## BEGIN INPUT ROWS
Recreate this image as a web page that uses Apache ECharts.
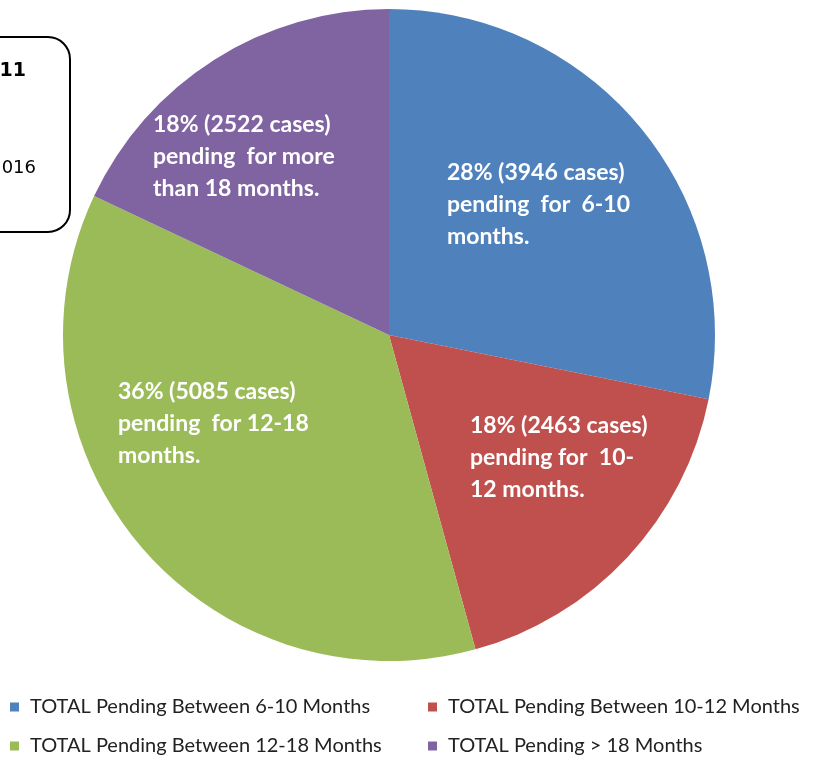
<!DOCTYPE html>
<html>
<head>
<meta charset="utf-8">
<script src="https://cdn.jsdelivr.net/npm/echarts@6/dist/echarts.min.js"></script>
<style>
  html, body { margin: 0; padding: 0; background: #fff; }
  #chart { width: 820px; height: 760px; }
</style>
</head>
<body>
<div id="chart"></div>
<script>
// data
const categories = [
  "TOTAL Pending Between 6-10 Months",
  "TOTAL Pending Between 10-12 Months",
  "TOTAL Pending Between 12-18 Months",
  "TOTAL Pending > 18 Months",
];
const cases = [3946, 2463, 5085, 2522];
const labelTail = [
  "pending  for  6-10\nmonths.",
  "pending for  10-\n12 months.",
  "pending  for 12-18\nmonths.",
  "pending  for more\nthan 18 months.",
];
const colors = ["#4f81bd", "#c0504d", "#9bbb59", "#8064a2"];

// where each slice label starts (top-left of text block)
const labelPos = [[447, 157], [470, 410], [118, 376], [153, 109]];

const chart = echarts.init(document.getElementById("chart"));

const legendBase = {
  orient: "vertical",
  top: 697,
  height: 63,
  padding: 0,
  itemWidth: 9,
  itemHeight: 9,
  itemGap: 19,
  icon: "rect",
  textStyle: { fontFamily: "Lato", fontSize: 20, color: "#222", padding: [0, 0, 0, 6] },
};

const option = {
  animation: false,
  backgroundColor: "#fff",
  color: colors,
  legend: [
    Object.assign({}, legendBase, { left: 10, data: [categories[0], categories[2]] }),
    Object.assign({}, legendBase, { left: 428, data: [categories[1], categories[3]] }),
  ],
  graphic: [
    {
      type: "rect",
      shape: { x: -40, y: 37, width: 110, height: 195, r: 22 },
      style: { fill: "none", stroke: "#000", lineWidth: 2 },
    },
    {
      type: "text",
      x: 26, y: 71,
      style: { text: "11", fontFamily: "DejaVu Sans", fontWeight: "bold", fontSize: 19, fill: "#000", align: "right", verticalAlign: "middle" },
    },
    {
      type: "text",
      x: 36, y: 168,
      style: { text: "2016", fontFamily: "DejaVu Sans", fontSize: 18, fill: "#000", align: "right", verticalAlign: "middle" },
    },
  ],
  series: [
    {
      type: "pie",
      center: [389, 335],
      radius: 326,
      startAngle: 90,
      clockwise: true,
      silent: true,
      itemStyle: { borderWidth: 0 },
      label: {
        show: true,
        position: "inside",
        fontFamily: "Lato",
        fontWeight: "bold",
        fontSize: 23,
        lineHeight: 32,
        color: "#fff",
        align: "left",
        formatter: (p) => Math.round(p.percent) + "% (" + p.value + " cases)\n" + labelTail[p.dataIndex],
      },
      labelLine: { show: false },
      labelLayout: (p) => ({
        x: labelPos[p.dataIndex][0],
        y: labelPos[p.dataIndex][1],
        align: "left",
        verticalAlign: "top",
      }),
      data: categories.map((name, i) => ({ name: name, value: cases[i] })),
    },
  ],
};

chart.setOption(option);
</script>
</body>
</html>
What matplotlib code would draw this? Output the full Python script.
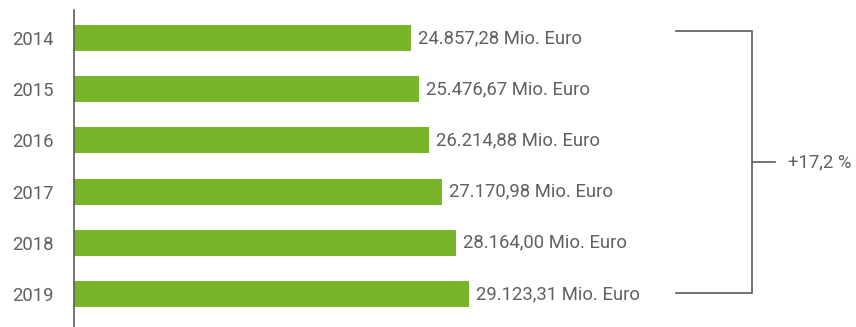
## END INPUT ROWS
→ GIVEN PROBLEM:
Restate the whole listing above exactly, except for its images.

→ CORRECT OUTPUT:
Recreate this image as a web page that uses Apache ECharts.
<!DOCTYPE html>
<html>
<head>
<meta charset="utf-8">
<script src="https://cdn.jsdelivr.net/npm/echarts@6/dist/echarts.min.js"></script>
<style>
  html, body { margin: 0; padding: 0; background: #fff; }
  #chart { width: 820px; height: 760px; }
</style>
</head>
<body>
<div id="chart"></div>
<script>
// data
const categories = [
  "TOTAL Pending Between 6-10 Months",
  "TOTAL Pending Between 10-12 Months",
  "TOTAL Pending Between 12-18 Months",
  "TOTAL Pending > 18 Months",
];
const cases = [3946, 2463, 5085, 2522];
const labelTail = [
  "pending  for  6-10\nmonths.",
  "pending for  10-\n12 months.",
  "pending  for 12-18\nmonths.",
  "pending  for more\nthan 18 months.",
];
const colors = ["#4f81bd", "#c0504d", "#9bbb59", "#8064a2"];

// where each slice label starts (top-left of text block)
const labelPos = [[447, 157], [470, 410], [118, 376], [153, 109]];

const chart = echarts.init(document.getElementById("chart"));

const legendBase = {
  orient: "vertical",
  top: 697,
  height: 63,
  padding: 0,
  itemWidth: 9,
  itemHeight: 9,
  itemGap: 19,
  icon: "rect",
  textStyle: { fontFamily: "Lato", fontSize: 20, color: "#222", padding: [0, 0, 0, 6] },
};

const option = {
  animation: false,
  backgroundColor: "#fff",
  color: colors,
  legend: [
    Object.assign({}, legendBase, { left: 10, data: [categories[0], categories[2]] }),
    Object.assign({}, legendBase, { left: 428, data: [categories[1], categories[3]] }),
  ],
  graphic: [
    {
      type: "rect",
      shape: { x: -40, y: 37, width: 110, height: 195, r: 22 },
      style: { fill: "none", stroke: "#000", lineWidth: 2 },
    },
    {
      type: "text",
      x: 26, y: 71,
      style: { text: "11", fontFamily: "DejaVu Sans", fontWeight: "bold", fontSize: 19, fill: "#000", align: "right", verticalAlign: "middle" },
    },
    {
      type: "text",
      x: 36, y: 168,
      style: { text: "2016", fontFamily: "DejaVu Sans", fontSize: 18, fill: "#000", align: "right", verticalAlign: "middle" },
    },
  ],
  series: [
    {
      type: "pie",
      center: [389, 335],
      radius: 326,
      startAngle: 90,
      clockwise: true,
      silent: true,
      itemStyle: { borderWidth: 0 },
      label: {
        show: true,
        position: "inside",
        fontFamily: "Lato",
        fontWeight: "bold",
        fontSize: 23,
        lineHeight: 32,
        color: "#fff",
        align: "left",
        formatter: (p) => Math.round(p.percent) + "% (" + p.value + " cases)\n" + labelTail[p.dataIndex],
      },
      labelLine: { show: false },
      labelLayout: (p) => ({
        x: labelPos[p.dataIndex][0],
        y: labelPos[p.dataIndex][1],
        align: "left",
        verticalAlign: "top",
      }),
      data: categories.map((name, i) => ({ name: name, value: cases[i] })),
    },
  ],
};

chart.setOption(option);
</script>
</body>
</html>
What matplotlib code would draw this? Output the full Python script.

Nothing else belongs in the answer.